"""

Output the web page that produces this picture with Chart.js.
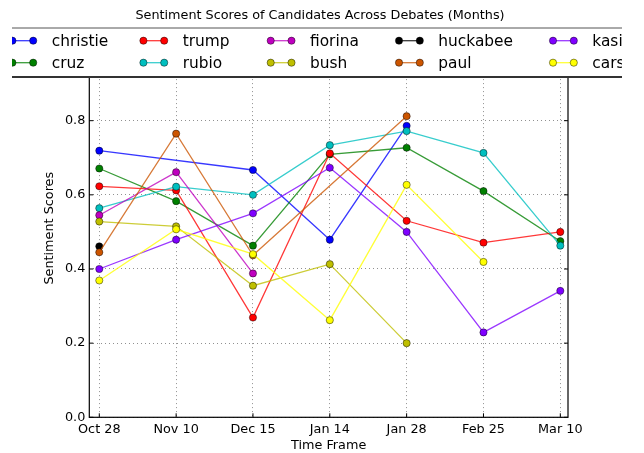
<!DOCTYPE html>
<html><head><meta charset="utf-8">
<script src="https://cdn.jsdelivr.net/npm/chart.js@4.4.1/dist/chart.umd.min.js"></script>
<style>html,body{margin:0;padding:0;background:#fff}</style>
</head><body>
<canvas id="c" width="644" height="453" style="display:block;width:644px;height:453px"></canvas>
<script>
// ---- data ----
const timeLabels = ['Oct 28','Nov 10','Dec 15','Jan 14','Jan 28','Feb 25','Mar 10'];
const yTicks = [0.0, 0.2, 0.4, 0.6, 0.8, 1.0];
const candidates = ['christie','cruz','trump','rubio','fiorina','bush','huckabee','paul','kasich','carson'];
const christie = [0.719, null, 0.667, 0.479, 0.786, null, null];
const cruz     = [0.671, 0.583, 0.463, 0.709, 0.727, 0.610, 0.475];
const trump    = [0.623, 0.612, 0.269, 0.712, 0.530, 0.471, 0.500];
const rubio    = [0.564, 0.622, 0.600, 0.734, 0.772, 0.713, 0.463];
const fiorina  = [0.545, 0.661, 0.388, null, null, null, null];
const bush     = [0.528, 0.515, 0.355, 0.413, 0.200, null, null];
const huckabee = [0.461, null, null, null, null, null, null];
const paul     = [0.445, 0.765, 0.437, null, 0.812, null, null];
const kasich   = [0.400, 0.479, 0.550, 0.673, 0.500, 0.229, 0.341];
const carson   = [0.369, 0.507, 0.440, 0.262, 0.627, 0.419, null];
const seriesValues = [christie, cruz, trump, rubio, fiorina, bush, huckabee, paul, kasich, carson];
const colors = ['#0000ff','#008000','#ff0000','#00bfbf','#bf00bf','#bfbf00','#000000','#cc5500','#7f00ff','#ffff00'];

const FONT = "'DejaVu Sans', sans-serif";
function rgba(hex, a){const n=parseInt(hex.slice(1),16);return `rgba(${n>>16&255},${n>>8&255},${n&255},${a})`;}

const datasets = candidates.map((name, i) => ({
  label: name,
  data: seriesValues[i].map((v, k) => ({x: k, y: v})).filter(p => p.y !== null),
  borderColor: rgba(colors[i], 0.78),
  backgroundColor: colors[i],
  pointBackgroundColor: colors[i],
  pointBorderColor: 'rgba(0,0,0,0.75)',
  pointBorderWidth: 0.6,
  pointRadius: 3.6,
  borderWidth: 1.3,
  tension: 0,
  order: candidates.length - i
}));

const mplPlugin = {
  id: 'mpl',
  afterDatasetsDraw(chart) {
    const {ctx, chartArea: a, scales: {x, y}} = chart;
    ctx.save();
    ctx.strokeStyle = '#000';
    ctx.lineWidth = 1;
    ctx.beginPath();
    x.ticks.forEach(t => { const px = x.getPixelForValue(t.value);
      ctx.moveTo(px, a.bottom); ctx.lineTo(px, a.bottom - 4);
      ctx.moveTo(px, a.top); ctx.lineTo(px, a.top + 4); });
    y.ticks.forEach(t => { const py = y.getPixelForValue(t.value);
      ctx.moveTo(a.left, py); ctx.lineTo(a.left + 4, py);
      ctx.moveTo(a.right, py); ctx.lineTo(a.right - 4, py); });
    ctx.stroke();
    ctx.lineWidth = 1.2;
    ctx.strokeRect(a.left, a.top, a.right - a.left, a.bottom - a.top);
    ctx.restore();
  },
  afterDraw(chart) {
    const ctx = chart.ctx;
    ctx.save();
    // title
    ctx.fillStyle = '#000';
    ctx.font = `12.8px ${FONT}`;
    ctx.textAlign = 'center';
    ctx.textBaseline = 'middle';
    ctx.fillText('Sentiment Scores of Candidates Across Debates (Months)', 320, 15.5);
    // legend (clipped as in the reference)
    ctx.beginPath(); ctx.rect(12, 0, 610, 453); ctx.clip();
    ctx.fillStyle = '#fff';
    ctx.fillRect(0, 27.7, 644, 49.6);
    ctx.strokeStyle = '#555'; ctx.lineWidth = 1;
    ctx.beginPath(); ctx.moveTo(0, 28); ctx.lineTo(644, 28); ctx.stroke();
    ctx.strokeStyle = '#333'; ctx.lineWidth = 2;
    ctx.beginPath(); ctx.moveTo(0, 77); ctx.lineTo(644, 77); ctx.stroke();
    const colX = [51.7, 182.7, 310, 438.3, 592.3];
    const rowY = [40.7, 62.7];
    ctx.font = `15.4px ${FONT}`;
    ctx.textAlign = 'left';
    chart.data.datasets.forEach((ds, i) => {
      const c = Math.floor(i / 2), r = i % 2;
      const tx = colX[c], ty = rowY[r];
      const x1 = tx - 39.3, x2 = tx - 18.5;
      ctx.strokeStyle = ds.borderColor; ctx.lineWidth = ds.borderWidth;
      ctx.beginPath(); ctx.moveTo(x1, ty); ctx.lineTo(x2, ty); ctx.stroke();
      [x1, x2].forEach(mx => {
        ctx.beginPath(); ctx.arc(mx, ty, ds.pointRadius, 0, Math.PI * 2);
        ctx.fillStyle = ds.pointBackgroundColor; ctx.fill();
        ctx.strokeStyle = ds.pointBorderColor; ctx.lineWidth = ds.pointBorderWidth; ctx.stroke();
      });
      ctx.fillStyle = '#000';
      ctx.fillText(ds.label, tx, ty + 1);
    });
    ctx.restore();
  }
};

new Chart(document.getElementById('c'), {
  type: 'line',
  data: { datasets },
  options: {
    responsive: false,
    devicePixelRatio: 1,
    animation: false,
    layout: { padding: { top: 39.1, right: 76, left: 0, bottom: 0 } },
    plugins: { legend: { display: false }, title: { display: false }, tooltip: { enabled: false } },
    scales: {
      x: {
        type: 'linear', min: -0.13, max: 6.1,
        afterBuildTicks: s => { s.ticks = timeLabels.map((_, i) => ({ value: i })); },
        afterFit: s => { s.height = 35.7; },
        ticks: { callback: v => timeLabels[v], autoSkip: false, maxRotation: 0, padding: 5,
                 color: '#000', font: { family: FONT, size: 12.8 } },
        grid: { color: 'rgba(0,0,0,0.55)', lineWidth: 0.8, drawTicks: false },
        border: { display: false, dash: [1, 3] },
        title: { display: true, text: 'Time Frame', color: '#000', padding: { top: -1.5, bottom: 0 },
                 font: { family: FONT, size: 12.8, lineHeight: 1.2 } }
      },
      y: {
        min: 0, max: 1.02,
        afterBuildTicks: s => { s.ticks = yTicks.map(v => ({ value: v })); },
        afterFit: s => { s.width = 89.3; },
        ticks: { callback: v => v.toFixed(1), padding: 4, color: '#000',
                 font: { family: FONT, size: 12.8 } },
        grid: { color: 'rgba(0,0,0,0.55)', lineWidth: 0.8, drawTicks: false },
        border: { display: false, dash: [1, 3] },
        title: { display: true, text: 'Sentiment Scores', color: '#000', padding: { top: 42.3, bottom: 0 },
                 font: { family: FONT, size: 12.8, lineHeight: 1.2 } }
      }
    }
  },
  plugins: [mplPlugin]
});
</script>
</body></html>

"""
"""

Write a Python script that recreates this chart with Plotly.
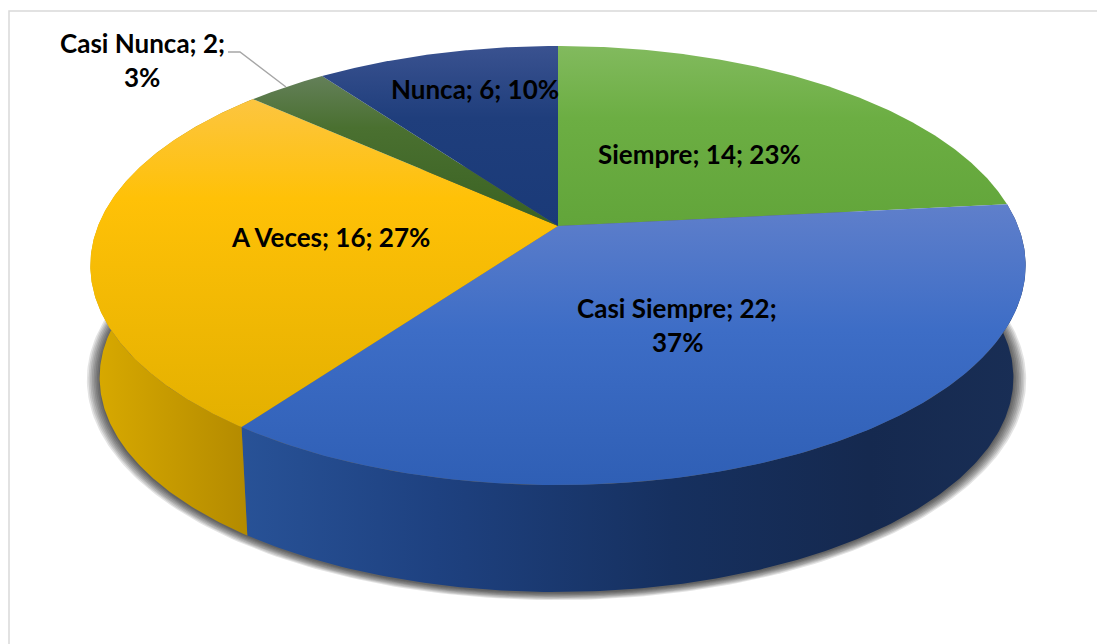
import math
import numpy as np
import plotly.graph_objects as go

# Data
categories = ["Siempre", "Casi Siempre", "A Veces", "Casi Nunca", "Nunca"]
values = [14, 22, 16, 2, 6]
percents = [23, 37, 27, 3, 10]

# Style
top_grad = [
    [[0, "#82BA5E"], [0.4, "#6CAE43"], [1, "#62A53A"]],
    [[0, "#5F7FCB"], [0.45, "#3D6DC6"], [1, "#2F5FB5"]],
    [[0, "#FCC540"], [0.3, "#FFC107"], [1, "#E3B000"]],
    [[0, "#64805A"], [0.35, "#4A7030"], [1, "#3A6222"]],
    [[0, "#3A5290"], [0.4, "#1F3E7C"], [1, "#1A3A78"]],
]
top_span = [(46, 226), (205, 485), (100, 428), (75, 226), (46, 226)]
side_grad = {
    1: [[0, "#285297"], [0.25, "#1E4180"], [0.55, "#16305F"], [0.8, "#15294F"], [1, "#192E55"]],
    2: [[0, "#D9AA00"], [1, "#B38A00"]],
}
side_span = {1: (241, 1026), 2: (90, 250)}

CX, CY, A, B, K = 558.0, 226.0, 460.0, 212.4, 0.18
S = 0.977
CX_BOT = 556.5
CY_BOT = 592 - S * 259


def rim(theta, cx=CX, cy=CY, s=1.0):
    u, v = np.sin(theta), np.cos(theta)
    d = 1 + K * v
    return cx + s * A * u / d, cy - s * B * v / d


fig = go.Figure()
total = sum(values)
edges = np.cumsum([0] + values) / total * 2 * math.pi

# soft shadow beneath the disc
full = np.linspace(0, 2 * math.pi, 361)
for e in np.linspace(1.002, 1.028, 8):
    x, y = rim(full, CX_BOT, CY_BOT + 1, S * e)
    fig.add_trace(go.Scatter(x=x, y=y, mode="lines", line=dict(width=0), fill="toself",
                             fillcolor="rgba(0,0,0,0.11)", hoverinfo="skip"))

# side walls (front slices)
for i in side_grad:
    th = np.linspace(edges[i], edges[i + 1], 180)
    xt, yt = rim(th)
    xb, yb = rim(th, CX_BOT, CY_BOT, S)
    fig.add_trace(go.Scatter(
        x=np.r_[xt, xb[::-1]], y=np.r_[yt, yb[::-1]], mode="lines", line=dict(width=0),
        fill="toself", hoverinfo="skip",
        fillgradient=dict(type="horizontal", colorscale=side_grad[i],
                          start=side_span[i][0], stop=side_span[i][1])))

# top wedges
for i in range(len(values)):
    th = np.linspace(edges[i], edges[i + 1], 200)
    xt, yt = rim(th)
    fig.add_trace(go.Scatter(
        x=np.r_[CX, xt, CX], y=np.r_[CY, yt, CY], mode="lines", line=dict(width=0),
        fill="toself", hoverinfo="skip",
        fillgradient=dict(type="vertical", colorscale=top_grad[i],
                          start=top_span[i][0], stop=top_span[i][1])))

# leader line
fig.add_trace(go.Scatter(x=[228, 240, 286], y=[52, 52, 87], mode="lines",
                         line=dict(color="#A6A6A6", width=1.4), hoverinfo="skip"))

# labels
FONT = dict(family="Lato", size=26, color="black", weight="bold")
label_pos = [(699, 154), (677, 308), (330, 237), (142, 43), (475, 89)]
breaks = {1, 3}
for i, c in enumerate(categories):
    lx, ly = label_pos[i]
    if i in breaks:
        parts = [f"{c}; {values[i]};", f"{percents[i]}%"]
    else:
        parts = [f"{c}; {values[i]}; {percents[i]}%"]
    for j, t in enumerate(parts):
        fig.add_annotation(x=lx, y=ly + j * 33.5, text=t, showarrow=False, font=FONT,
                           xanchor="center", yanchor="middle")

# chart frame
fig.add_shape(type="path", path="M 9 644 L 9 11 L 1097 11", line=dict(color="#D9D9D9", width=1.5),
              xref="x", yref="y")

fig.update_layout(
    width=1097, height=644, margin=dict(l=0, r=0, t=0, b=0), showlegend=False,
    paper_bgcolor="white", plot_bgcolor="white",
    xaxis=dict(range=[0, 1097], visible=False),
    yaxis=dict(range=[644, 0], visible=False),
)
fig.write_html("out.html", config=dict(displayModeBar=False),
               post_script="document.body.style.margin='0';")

"""

Exercise | Print exactly what appears from the line holding "Write a Python" down to the line holding "percents = [23, 37, 27, 3, 10]", both ends kept, leaving out the pictures.

Answer to this problem |
Write a Python script that recreates this chart with Plotly.
import math
import numpy as np
import plotly.graph_objects as go

# Data
categories = ["Siempre", "Casi Siempre", "A Veces", "Casi Nunca", "Nunca"]
values = [14, 22, 16, 2, 6]
percents = [23, 37, 27, 3, 10]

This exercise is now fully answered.